# 2008 Merckx Factory pics



## cannibal (Dec 3, 2004)

photos taken last week on April 25th., most taken in showroom; others captured beyond the showroom door, especially images of bikes missing components, boxes in rafters with numbers displayed, and mountain or cross bikes photo. 

It's always a infrequent and pleasure to visit the Merckx factory. Eddy is a legend! 

Unfortunately for me, this may be my last visit. My mom plans to sell the 30 year old family condo, fond memories.


----------



## innergel (Jun 14, 2002)

I'm generally not a fan of carbon, but I REALLY like the AXM's. I mean I REALLY like them. 

Is it wrong that I'm obsessed with Merckx frames?


----------



## KayTee (Jun 24, 2006)

innergel said:


> Is it wrong that I'm obsessed with Merckx frames?
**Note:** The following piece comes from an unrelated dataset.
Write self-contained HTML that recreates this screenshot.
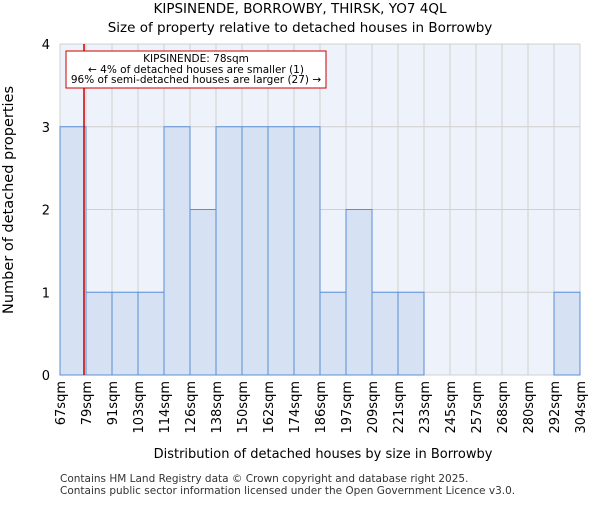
<!DOCTYPE html>
<html><head><meta charset="utf-8"><style>
body{margin:0;background:#fff;}
svg{font-family:"DejaVu Sans","Liberation Sans",sans-serif;}
</style></head><body>
<svg id="chart" width="600" height="500" xmlns="http://www.w3.org/2000/svg">
<text x="300" y="13" text-anchor="middle" font-size="13.5">KIPSINENDE, BORROWBY, THIRSK, YO7 4QL</text>
<text x="300" y="32" text-anchor="middle" font-size="13.5">Size of property relative to detached houses in Borrowby</text>
<rect x="60" y="44" width="520" height="331" fill="#eef2fa"/>
<g id="grid"></g>
<g id="bars"></g>
<g id="yticks"></g>
<g id="xticks"></g>
<line x1="84" y1="44" x2="84" y2="375" stroke="#cc0000" stroke-width="1.5"/>
<rect x="66" y="51" width="260" height="37" fill="#fff" stroke="#cc0000" stroke-width="1"/>
<text x="196" y="62" text-anchor="middle" font-size="10.5">KIPSINENDE: 78sqm</text>
<text x="196" y="73" text-anchor="middle" font-size="10.5">← 4% of detached houses are smaller (1)</text>
<text x="196" y="83" text-anchor="middle" font-size="10.5">96% of semi-detached houses are larger (27) →</text>
<text x="323" y="458" text-anchor="middle" font-size="13">Distribution of detached houses by size in Borrowby</text>
<text transform="translate(13,200) rotate(-90)" text-anchor="middle" font-size="14.5">Number of detached properties</text>
<text x="60" y="482" font-size="10.5" fill="#333">Contains HM Land Registry data © Crown copyright and database right 2025.</text>
<text x="60" y="494" font-size="10.5" fill="#333">Contains public sector information licensed under the Open Government Licence v3.0.</text>
</svg>
<script>
const tickLabels=["67sqm","79sqm","91sqm","103sqm","114sqm","126sqm","138sqm","150sqm","162sqm","174sqm","186sqm","197sqm","209sqm","221sqm","233sqm","245sqm","257sqm","268sqm","280sqm","292sqm","304sqm"];
const counts=[3,1,1,1,3,2,3,3,3,3,1,2,1,1,0,0,0,0,0,1];
const yTicks=[0,1,2,3,4];
const NS="http://www.w3.org/2000/svg";
const x0=60,pw=520,y0=375,ph=331,ymax=4;
const bw=pw/counts.length;
function xs(i){return x0+i*bw;}
function ys(v){return y0-v/ymax*ph;}
function mk(t,a,p){const e=document.createElementNS(NS,t);for(const k in a)e.setAttribute(k,a[k]);document.getElementById(p).appendChild(e);return e;}
for(let i=0;i<=counts.length;i++){
 const g=mk('line',{x1:xs(i),x2:xs(i),y1:44,y2:y0,stroke:'#d0d0d0','stroke-width':1},'grid');
 
 
}
yTicks.forEach(v=>{
 const g=mk('line',{x1:x0,x2:x0+pw,y1:ys(v),y2:ys(v),stroke:'#d0d0d0','stroke-width':1},'grid');
 
 
 const t=mk('text',{x:x0-10,y:ys(v)+5,'text-anchor':'end','font-size':13},'yticks');
 t.textContent=v;
 
 
});
counts.forEach((c,i)=>{
 if(c<=0)return;
 const r=mk('rect',{x:xs(i),y:ys(c),width:bw,height:y0-ys(c),fill:'#d6e1f3',stroke:'#5b8fd6','stroke-width':1},'bars');
 
 
});
tickLabels.forEach((l,i)=>{
 const x=xs(i);
 const t=mk('text',{transform:`translate(${x+5},381) rotate(-90)`,'text-anchor':'end','font-size':13},'xticks');
 t.textContent=l;
 
 
});
</script>
</body></html>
And you're asking that of THIS group?


----------



## cannibal (Dec 3, 2004)

innergel said:


> I'm generally not a fan of carbon, but I REALLY like the AXM's. I mean I REALLY like them.
> 
> Is it wrong that I'm obsessed with Merckx frames?


I concur with your observations. For the record, there wasn't a steel frame to be found in the factory showroom, not even for nostalgic purposes.

FYI, Eddy's rep. told me there was very limited steel inventory left, predominantly small sizes. He didn't know which models or sizes without physically checking.


----------